Started June 1, 2025
In Progress
Real-Time Clickstream Analytics
Event-driven pipeline for real-time SKU click ingestion using Kafka, Flink, and Iceberg.
flink iceberg kafka realtime minio
Overview
This project simulates and processes high-volume SKU click events using a real-time pipeline built on Kafka, Flink, and Iceberg. It stores queryable data in Iceberg tables backed by MinIO and integrates with Grafana for aggregation monitoring.
It demonstrates:
- Sub-minute ingestion and transformation latency
- Schema evolution safety via Apache Iceberg
- Durability and reprocessing using Kafka retention
- Clean separation between dev and deploy environments
Architecture
- Kafka receives generated click events (up to 50K/sec)

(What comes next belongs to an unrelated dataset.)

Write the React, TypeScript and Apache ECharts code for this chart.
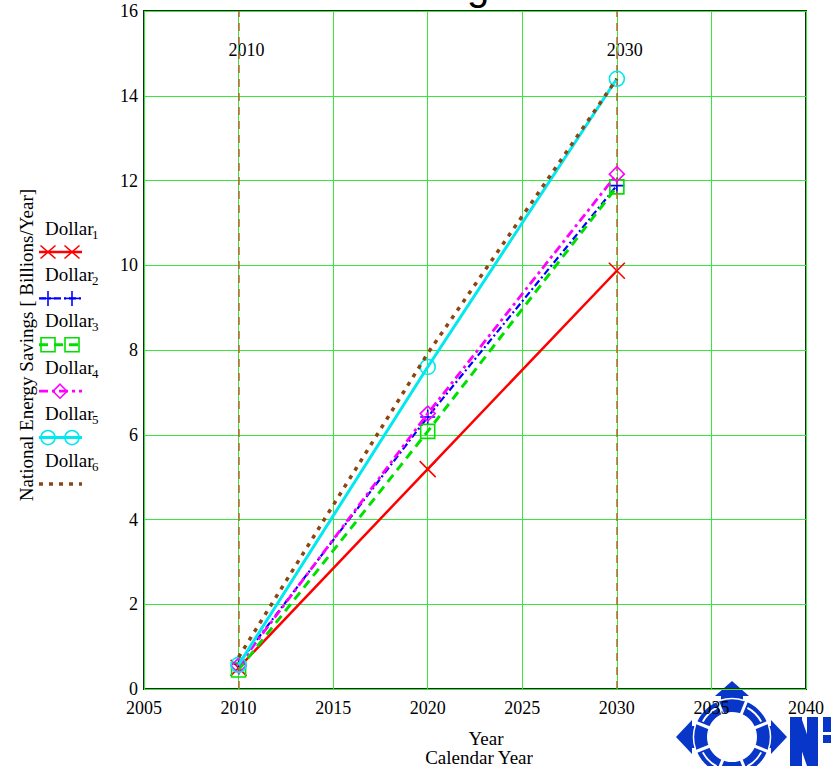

- Flink (custom JAR job) normalizes and loads the data into Iceberg
- Iceberg is backed by MinIO using a Hadoop catalog
- Grafana queries the Iceberg tables and tracks lag metrics
Status
This project is In Progress (as endDate is not set). The core ingestion pipeline is stable, but the backpressure testing and auto-scaling components are still being tuned.
Challenges
- Flink SQL CLI had compatibility issues with table catalogs
- Iceberg required bootstrap hacks due to default DB assumptions
- MinIO ACLs and Flink versioning caused silent failures
Lessons Learned
- Always use small batch replays before enabling live ingestion
- Avoid SQL CLI for production workloads — favor compiled jobs
- Iceberg's flexibility comes with extra catalog config friction
Related Services
- Kafka to Flink ingestion design
- Iceberg migration and tuning
- Schema evolution strategy
- Real-time monitoring pipelines
- AWS-compatible S3 object modeling
Recent Activity
Completed Iceberg table migration with zero downtime using dual-write pattern.
Optimized Flink job performance, reduced processing latency by 40%.